Easy-going Jake finds his parents’ financial life entangled with debt although Gus has produced and exported award-winning wine.
Without consulting anyone, Jake secretly takes steps to do what he believes can improve the winery while trying to convince his new wife, Bella, that moving to Spain with their 18-month-old daughter, Molly, is a good idea.
As family members descend on the vineyard to have their say – or not – tensions simmer.
This insightful novel provides a fascinating glimpse into the lives of three families caught in their own crisis of dealing with homes, careers, children and baggage.
They agonise over the fine balancing act of continuing with business as normal and showing concern for their parents.
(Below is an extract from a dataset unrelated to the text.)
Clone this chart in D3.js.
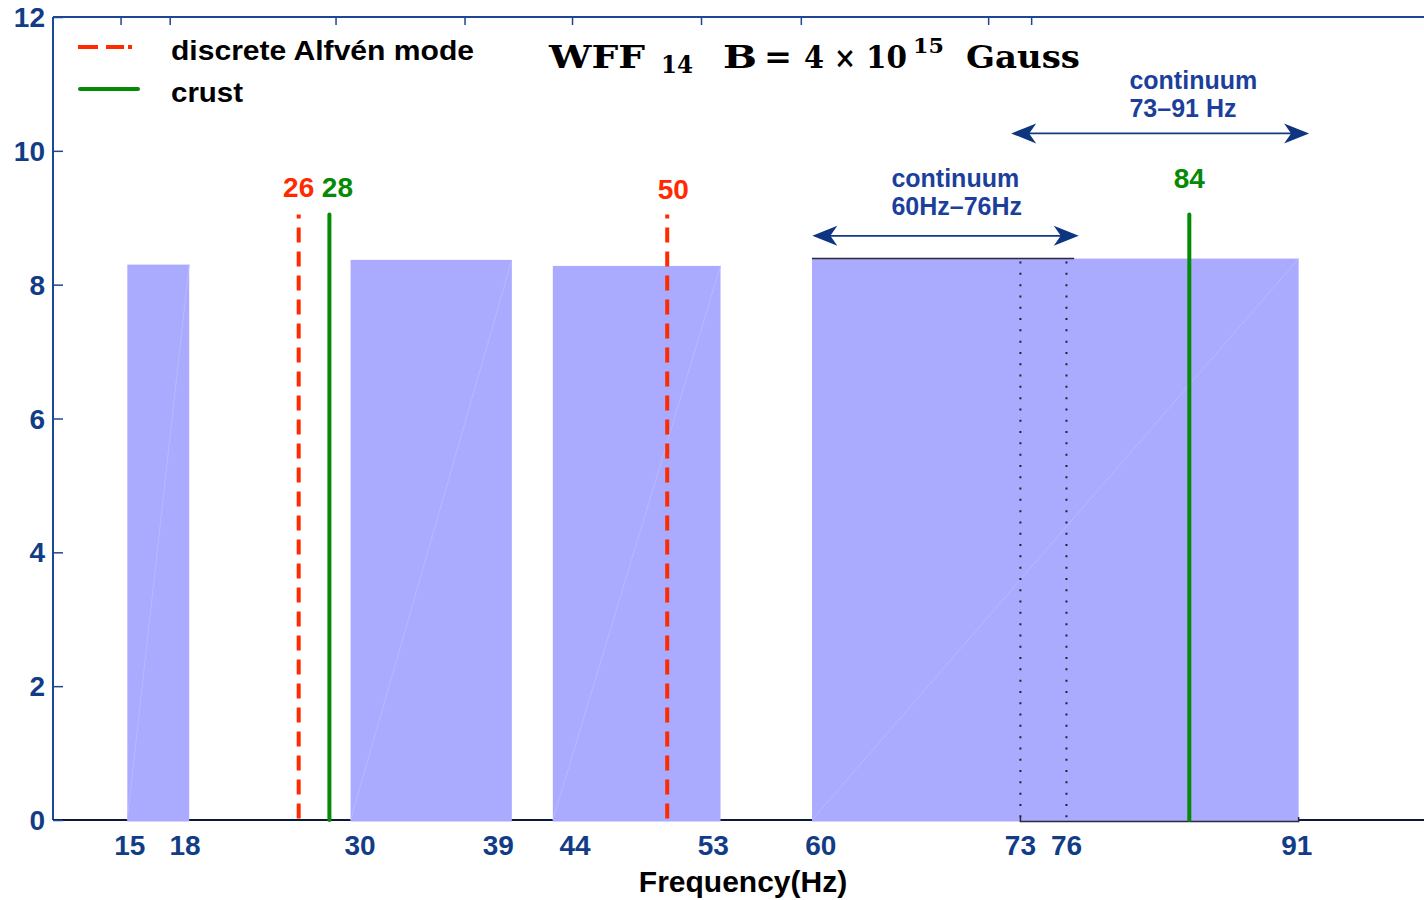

For me the character of Monica could have been fleshed out more. She seemed to float through the story with simmering opinions and suppressed burdens, although maybe that’s how Trollope wanted her to be.
I did enjoy the third generation’s ways of dealing with the turmoil of their own lives and that of their grandparents.
Trollope started out writing historical fiction but hit the bestseller list with her 1992 novel, The Rector’s Wife, and has since sold more than seven million books.
Now twice divorced, with four children and nine grandchildren, she was awarded an Order of the British Empire (OBE) in 1996 for her contributions to literature.